Andremo a cercare i documenti da soli, perché non vogliamo la selezione: non vogliamo aver bisogno di meritare i documenti o di mendicarli. Noi abbiamo bisogno di combattere. Nella lotta abbiamo già trovato la nostra libertà, perché non abbiamo più paura.
Da novembre 2018, noi Gilets Noirs, immigrati con o senza documenti, figlie e figli di immigrati e persone solidali, abitanti delle residenze e inquilini della via, ci organizziamo contro lo stato e i suoi complici.
Noi esigiamo i documenti per tutti e tutte, senza condizioni. Che siamo qui da un giorno o dieci anni, che lavoriamo o no. Non vogliamo solo i documenti ma distruggere il sistema che ha creato i senza documenti. Abbiamo manifestato davanti il museo dell’immigrazione, davanti il centro di detenzione di Mesnil-Amelot, abbiamo occupato la Comédie Française, bloccato la prefettura di Parigi, occupato l’aeroporto di Roissy dove Air France deporta gli immigrati. Abbiamo attaccato la sede dell’azienda Elior che fa soldi sulla pelle dei senza documenti, e ci siamo invitati in 600 al Panthéon. Per esigere i documenti e un incontro con il Primo Ministro, per interpellare “i grandi uomini” e per onorare i nostri morti nel Mediterraneo e nel deserto che non hanno avuto una sepoltura.
Dopo la quarantena, noi chiediamo a tutti e gli immigrati senza documenti e alle persone che condividono le nostre idee e modi di agire di sostenere la nostra lotta, di contattarci, di entrare nella lotta. Bisogna organizzare delle azioni, delle occupazioni, delle manifestazioni, degli scioperi, dei blocchi. Noi ci guadagneremo i documenti, la fine delle residenze-prigione, delle case dignitose per tutti e la distruzione dei centri di detenzione con la forza.
Contro il razzismo e lo sfruttamento. Per la nostra dignità e la nostra libertà.
Né strada, né prigione.

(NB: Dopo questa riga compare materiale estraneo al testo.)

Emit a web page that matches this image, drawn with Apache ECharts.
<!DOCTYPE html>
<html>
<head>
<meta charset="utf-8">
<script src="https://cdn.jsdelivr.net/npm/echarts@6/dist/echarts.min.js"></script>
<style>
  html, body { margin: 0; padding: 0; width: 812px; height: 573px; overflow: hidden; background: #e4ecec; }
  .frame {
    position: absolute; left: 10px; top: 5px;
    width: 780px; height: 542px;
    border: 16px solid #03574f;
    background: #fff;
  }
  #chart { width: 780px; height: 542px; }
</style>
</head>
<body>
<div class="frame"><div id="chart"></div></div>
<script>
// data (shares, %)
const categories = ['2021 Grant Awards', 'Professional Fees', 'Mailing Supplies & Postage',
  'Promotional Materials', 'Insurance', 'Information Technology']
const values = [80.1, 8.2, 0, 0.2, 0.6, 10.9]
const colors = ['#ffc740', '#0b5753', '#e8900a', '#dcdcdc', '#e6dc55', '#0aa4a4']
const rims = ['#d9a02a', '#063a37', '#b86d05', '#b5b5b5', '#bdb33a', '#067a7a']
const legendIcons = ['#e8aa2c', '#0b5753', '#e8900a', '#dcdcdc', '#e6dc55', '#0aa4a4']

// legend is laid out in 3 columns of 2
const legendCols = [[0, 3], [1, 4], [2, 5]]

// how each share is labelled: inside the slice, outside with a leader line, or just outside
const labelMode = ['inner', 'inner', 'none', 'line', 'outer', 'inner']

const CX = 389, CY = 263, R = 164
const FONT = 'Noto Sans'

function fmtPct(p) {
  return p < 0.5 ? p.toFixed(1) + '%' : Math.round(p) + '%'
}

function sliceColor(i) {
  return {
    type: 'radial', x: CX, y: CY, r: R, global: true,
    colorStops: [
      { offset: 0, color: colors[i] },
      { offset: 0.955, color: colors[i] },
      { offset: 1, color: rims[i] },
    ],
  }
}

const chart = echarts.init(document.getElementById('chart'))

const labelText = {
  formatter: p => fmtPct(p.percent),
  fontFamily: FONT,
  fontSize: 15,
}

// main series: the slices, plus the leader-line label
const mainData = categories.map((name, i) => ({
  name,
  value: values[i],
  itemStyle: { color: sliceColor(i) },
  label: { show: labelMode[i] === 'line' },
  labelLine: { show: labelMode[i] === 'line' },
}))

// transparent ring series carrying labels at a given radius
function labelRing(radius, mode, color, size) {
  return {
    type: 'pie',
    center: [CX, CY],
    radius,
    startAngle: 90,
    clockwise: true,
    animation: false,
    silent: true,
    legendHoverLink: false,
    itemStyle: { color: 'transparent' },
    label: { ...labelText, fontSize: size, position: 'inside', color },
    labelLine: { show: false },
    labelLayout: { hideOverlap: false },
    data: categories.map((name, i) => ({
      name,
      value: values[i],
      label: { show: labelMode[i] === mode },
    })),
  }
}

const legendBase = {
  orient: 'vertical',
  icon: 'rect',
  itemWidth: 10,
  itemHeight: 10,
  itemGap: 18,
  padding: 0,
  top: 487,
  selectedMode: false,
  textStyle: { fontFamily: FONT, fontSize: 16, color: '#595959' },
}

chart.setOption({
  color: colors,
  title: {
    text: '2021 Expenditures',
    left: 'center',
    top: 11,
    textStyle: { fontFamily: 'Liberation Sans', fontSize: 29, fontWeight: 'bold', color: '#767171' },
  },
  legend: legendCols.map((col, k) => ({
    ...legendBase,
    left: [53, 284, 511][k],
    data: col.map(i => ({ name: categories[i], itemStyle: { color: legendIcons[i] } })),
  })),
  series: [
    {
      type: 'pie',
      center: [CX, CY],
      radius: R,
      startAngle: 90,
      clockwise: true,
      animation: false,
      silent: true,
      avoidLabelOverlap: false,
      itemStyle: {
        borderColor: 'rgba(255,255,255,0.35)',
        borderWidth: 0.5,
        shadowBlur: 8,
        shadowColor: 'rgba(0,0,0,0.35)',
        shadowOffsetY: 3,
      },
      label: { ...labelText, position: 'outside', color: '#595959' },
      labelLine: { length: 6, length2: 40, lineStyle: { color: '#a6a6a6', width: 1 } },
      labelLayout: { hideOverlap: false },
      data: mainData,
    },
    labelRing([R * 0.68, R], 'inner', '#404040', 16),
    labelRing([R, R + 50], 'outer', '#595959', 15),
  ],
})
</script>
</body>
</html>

Documenti e libertà!
La paura ha cambiato di campo, i Gilets Noirs sono qui!
Con ACTA, le Brigate di Solidarietà popolare, il Collettivo Place des Fêtes, Genepi, Act-Up Paris, NPSP (Nagkakaisang Pilipino So Pransya; CREA (Campagna di Richiesta di Mutuo Soccorso e Autogestione), Azione Antifascista Paris-Banlieu, CNT-SO, Osservatorio dello stato d’emergenza sanitaria, Coordinamento militante Dijon, Ipeh Antifascista che appoggiano questo testo, noi condividiamo già la lotta.